Commercial Baaa-nter

Are Christmas adverts so ubiquitous that they’ve become part of the spirit of the season?

Many feel that the real Christmas joy can be lost in a swathe of materialistic want. The worst of this is epitomised in events such as ‘Black Friday’, a day of newsworthy overnight queues, pepper spray and muggings;  the gift of giving can get a little out of hand. Christmas adverts are no exception, in the season of shopping big bucks are spent on adverts to try and dominate the commercial airwaves and capture the Christmas market. These adverts will come storming onto our tellys, overflow the radio stations and command the internet announcing the arrival (probably in November) of Christmas and yet, do we all really despise these smug, stomach-churning, self-indulgent ads, or have they just become another festive tradition we all love to hate?

The one thing that everyone hates about Christmas ads is the fact that they abuse our senses before Christmas is a flicker in the innocent eye of a four year old. We all sit there moaning about this premature exposure, and yet, what we fail to notice is that this in itself has become an annual tradition, absorbed into the routine of the yuletide months. The classic Coca-Cola ad, the one with the trucks, announces in early November that ‘holidays are coming.’ People denounce this on screen adornment and yet forget that this allows us to revel in a universal anticipation for that little bit longer. This pre-emptive festive strike allows students to decorate their flats with what little tinsel their loans will stretch to, have numerous Christmas dinners and exchange secret Santas early enough to appreciate it before they scurry off home for the actual event.

Still, this redemption no longer applies after incessant jingles have become trapped within your skull and the naff grinning faces, Christmas lights, rosy cheeks and Santa outfits, which seem obligatory in most Christmas ads, have bombarded you for a month and it’s still not December.  Increasingly, that M&S one will drive you up the wall as would be X-Factor stars sing a sickeningly sweet rendition of ‘wish upon a star.’ Those scenes, so chummy, cosy and friendly begin to jar as the sharp scent of competition permeates the advert itself as each contestant is slowly cut from the ad as they are rejected by public votes. Surely this is not part of the Christmas spirit, but at least it provides a hilarious and somewhat odd combination in a Christmas ad about dreams coming true.

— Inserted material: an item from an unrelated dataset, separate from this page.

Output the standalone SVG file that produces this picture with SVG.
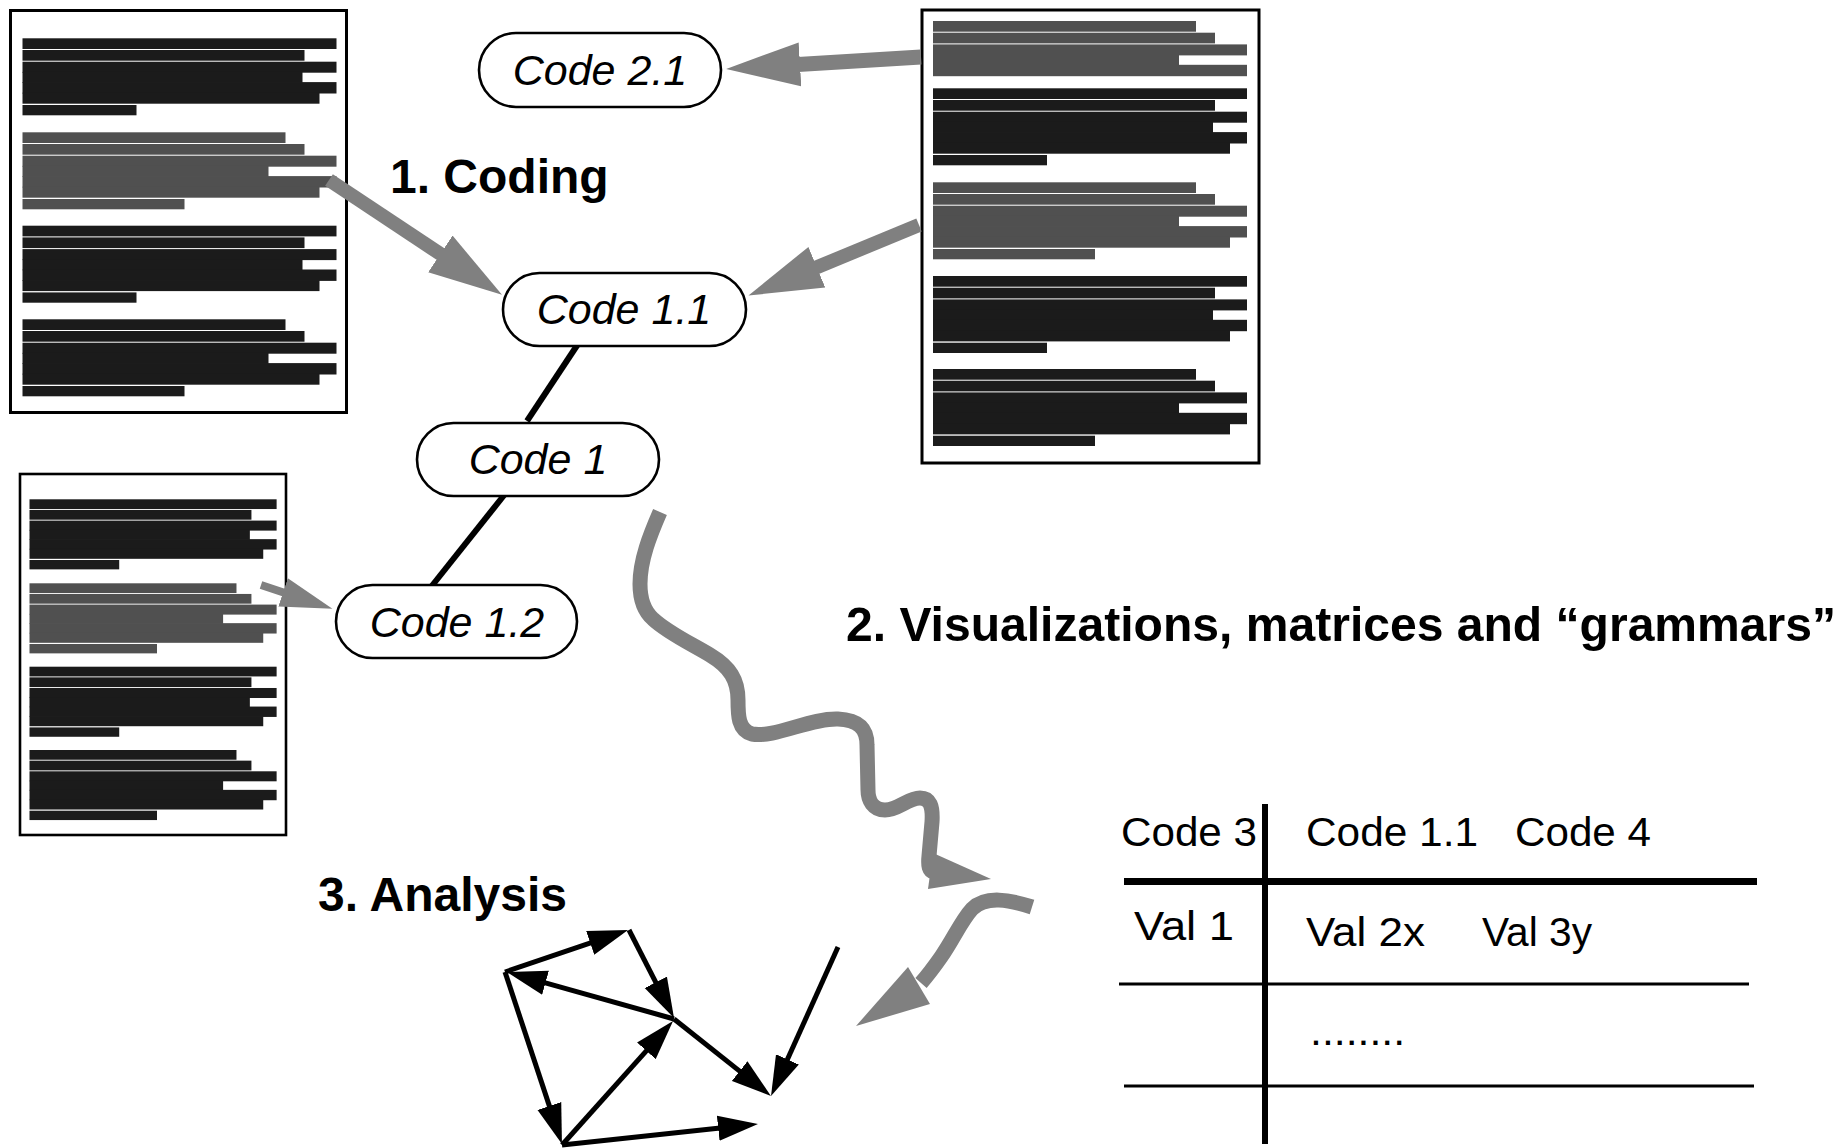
<svg xmlns="http://www.w3.org/2000/svg" xmlns:xlink="http://www.w3.org/1999/xlink" width="1847" height="1148" viewBox="0 0 1847 1148">
  <style>
    .box { fill: #fff; stroke: #000; stroke-width: 3; }
    .pill { fill: #fff; stroke: #000; stroke-width: 2.6; }
    .ntxt { font-family: "Liberation Sans", Arial, sans-serif; font-style: italic; font-size: 43px; text-anchor: middle; fill: #000; }
    .lbl { font-family: "Liberation Sans", Arial, sans-serif; font-weight: bold; font-size: 48px; fill: #000; }
    .tbl { font-family: "Liberation Sans", Arial, sans-serif; font-size: 40px; fill: #000; }
    .link { stroke: #000; stroke-width: 6; }
    .gline { stroke: #808080; fill: none; stroke-linecap: butt; }
    .ghead { fill: #808080; }
    .edge { stroke: #000; stroke-width: 5; fill: none; marker-end: url(#blackHead); }
    .rule { stroke: #000; }
    .ink { fill: #1b1b1b; }
    .hl { fill: #505050; }
  </style>
  <defs>
    <!-- redacted paragraph blocks, 314 wide, 77 tall; rows 3-6 overlap so they read as one block -->
    <g id="paraA">
      <rect x="0" y="0" width="314" height="10.7"/>
      <rect x="0" y="11.7" width="282" height="10.7"/>
      <rect x="0" y="23.4" width="314" height="11"/>
      <rect x="0" y="33.6" width="280" height="11"/>
      <rect x="0" y="43.8" width="314" height="11.4"/>
      <rect x="0" y="54.4" width="297" height="11"/>
      <rect x="0" y="66.7" width="114" height="10.3"/>
    </g>
    <g id="paraBtop">
      <rect x="0" y="0" width="263" height="10.7"/>
      <rect x="0" y="11.7" width="282" height="10.7"/>
      <rect x="0" y="23.4" width="314" height="11"/>
      <rect x="0" y="33.6" width="246" height="11"/>
      <rect x="0" y="43.8" width="314" height="11.4"/>
    </g>
    <g id="paraB">
      <use href="#paraBtop"/>
      <rect x="0" y="54.4" width="297" height="11"/>
      <rect x="0" y="66.7" width="162" height="10.3"/>
    </g>
    <marker id="bigHead" markerUnits="userSpaceOnUse" viewBox="0 -23 76 46" refX="2" refY="0" markerWidth="76" markerHeight="46" orient="auto">
      <path d="M0,-22 L74,0 L0,22 z" fill="#808080"/>
    </marker>
    <marker id="smallHead" markerUnits="userSpaceOnUse" viewBox="0 -16 54 32" refX="2" refY="0" markerWidth="54" markerHeight="32" orient="auto">
      <path d="M0,-15 L52,0 L0,15 z" fill="#808080"/>
    </marker>
    <marker id="blackHead" markerUnits="userSpaceOnUse" viewBox="0 -13 41 26" refX="2" refY="0" markerWidth="41" markerHeight="26" orient="auto">
      <path d="M0,-12.5 L40,0 L0,12.5 z" fill="#000"/>
    </marker>
  </defs>

  <rect width="1847" height="1148" fill="#fff"/>

  <!-- source documents -->
  <g id="doc-left">
    <rect class="box" x="10.5" y="10.5" width="336" height="402"/>
    <use href="#paraA" class="ink" x="22.5" y="38.3"/>
    <use href="#paraB" class="hl" x="22.5" y="132.3"/>
    <use href="#paraA" class="ink" x="22.5" y="225.7"/>
    <use href="#paraB" class="ink" x="22.5" y="319.3"/>
  </g>

  <g id="doc-right">
    <rect class="box" x="922" y="10" width="337" height="453"/>
    <use href="#paraBtop" class="hl" x="933" y="21"/>
    <use href="#paraA" class="ink" x="933" y="88.3"/>
    <use href="#paraB" class="hl" x="933" y="182.3"/>
    <use href="#paraA" class="ink" x="933" y="276"/>
    <use href="#paraB" class="ink" x="933" y="369"/>
  </g>

  <g id="doc-bottom">
    <rect class="box" x="20" y="474" width="266" height="361" style="stroke-width:2.6"/>
    <use href="#paraA" class="ink" transform="translate(29.5,499.3) scale(0.787,0.91)"/>
    <use href="#paraB" class="hl" transform="translate(29.5,583.3) scale(0.787,0.91)"/>
    <use href="#paraA" class="ink" transform="translate(29.5,666.7) scale(0.787,0.91)"/>
    <use href="#paraB" class="ink" transform="translate(29.5,750) scale(0.787,0.91)"/>
  </g>

  <!-- section headings -->
  <g id="labels">
    <text class="lbl" x="390" y="193">1. Coding</text>
    <text class="lbl" x="846" y="641" textLength="990" lengthAdjust="spacingAndGlyphs">2. Visualizations, matrices and “grammars”</text>
    <text class="lbl" x="318" y="911">3. Analysis</text>
  </g>

  <!-- connectors -->
  <g id="connectors">
    <!-- coding arrows from documents to codes -->
    <line class="gline" x1="329" y1="180" x2="442" y2="255" stroke-width="14" marker-end="url(#bigHead)"/>
    <line class="gline" x1="919" y1="225" x2="815" y2="268" stroke-width="14" marker-end="url(#bigHead)"/>
    <line class="gline" x1="921" y1="57" x2="798" y2="64.5" stroke-width="15" marker-end="url(#bigHead)"/>
    <line class="gline" x1="261" y1="585" x2="285" y2="593" stroke-width="8" marker-end="url(#smallHead)"/>

    <!-- code hierarchy links -->
    <line class="link" x1="578" y1="344" x2="527" y2="421"/>
    <line class="link" x1="505" y1="494" x2="431" y2="587"/>

    <!-- wavy arrow towards the matrix -->
    <path class="gline" stroke-width="15" d="M660,512 C650,535 640,560 640,584 C640,600 644,611 653,619 C668,633 690,643 710,655 C730,667 738,680 738,700 C738,715 738,730 752,734 C775,738 810,718 838,719 C858,720 867,728 867,745 L868,790 C868,800 873,810 885,810 C898,810 908,798 920,798 C930,798 933,806 932,822 L929,856 C928,866 929,871 934,872"/>
    <polygon class="ghead" points="933,853 991,879 928,889"/>

    <!-- wavy arrow from the matrix to the analysis -->
    <path class="gline" stroke-width="15" d="M1032,907 C1010,900 986,895 972,909 C961,921 953,940 941,957 C934,967 928,975 921,983"/>
    <polygon class="ghead" points="908,967 856,1026 930,1004"/>
  </g>

  <!-- codes -->
  <g id="code-2-1">
    <rect class="pill" x="479" y="33" width="242" height="74" rx="37"/>
    <text class="ntxt" x="600" y="85">Code 2.1</text>
  </g>
  <g id="code-1-1">
    <rect class="pill" x="503" y="273" width="243" height="73" rx="36.5"/>
    <text class="ntxt" x="624" y="324">Code 1.1</text>
  </g>
  <g id="code-1">
    <rect class="pill" x="417" y="423" width="242" height="73" rx="36.5"/>
    <text class="ntxt" x="538" y="474">Code 1</text>
  </g>
  <g id="code-1-2">
    <rect class="pill" x="336" y="585" width="241" height="73" rx="36.5"/>
    <text class="ntxt" x="457" y="637">Code 1.2</text>
  </g>

  <!-- code matrix -->
  <g id="matrix">
    <line class="rule" x1="1265" y1="804" x2="1265" y2="1144" stroke-width="6"/>
    <line class="rule" x1="1124" y1="881.5" x2="1757" y2="881.5" stroke-width="7"/>
    <line class="rule" x1="1119" y1="984" x2="1749" y2="984" stroke-width="3"/>
    <line class="rule" x1="1124" y1="1086" x2="1754" y2="1086" stroke-width="3"/>
    <text class="tbl" x="1121" y="846" textLength="136" lengthAdjust="spacingAndGlyphs">Code 3</text>
    <text class="tbl" x="1306" y="846" textLength="172" lengthAdjust="spacingAndGlyphs">Code 1.1</text>
    <text class="tbl" x="1515" y="846" textLength="136" lengthAdjust="spacingAndGlyphs">Code 4</text>
    <text class="tbl" x="1134" y="940" textLength="100" lengthAdjust="spacingAndGlyphs">Val 1</text>
    <text class="tbl" x="1306" y="946" textLength="119" lengthAdjust="spacingAndGlyphs">Val 2x</text>
    <text class="tbl" x="1482" y="946" textLength="110" lengthAdjust="spacingAndGlyphs">Val 3y</text>
    <text class="tbl" x="1310" y="1045" textLength="95" lengthAdjust="spacingAndGlyphs">........</text>
  </g>

  <!-- analysis graph -->
  <g id="analysis-graph">
    <line class="edge" x1="505" y1="972" x2="592.1" y2="942.3"/>
    <line class="edge" x1="629" y1="930" x2="656.7" y2="984.1"/>
    <line class="edge" x1="674" y1="1019" x2="543.6" y2="982.3"/>
    <line class="edge" x1="505" y1="972" x2="550" y2="1107.9"/>
    <line class="edge" x1="562" y1="1145" x2="647.7" y2="1049.3"/>
    <line class="edge" x1="674" y1="1019" x2="741.2" y2="1072.4"/>
    <line class="edge" x1="838" y1="947" x2="786.6" y2="1061.3"/>
    <line class="edge" x1="562" y1="1145" x2="720.2" y2="1128"/>
  </g>
</svg>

Despite the oddness of M&S a prize must go to Brooks Brothers for the most fascinatingly strange advert. Their rendition of ‘jingle bells’ by animated sheep, entitled ‘The Holiday Miracle’, at first seems cripplingly adorable until you notice the wool jumpers strung around their necks and a vengeful glint in their eyes. Perhaps it is a creepiness that only I appreciate, having watched the horror movie Black Sheep (about mutant sheep that desire human flesh). What at first seemed in line with the fluffy delights handed out by the supermarkets and cosmetics stores, suddenly obtains a sharper edge when viewed with this background knowledge. I would like to believe that this was the inspiration for the Brooks Brothers ad team; unfortunately I wouldn’t put money on it.

Despite this wealth of criticism I struggle to truly dislike these cheesy, disjointed and outright strange contributions to the ad break. Christmas adverts epitomise what the festive season is all about; strange combinations (of family members and different meats), excessiveness (in decor, outfits or alcohol), and that gooey warm feeling inside (caused by either or both of the aforementioned). They therefore possess a strange, somewhat twisted honesty about the season, an honesty that ensures that even John Lewis one can’t make me hate Christmas adverts.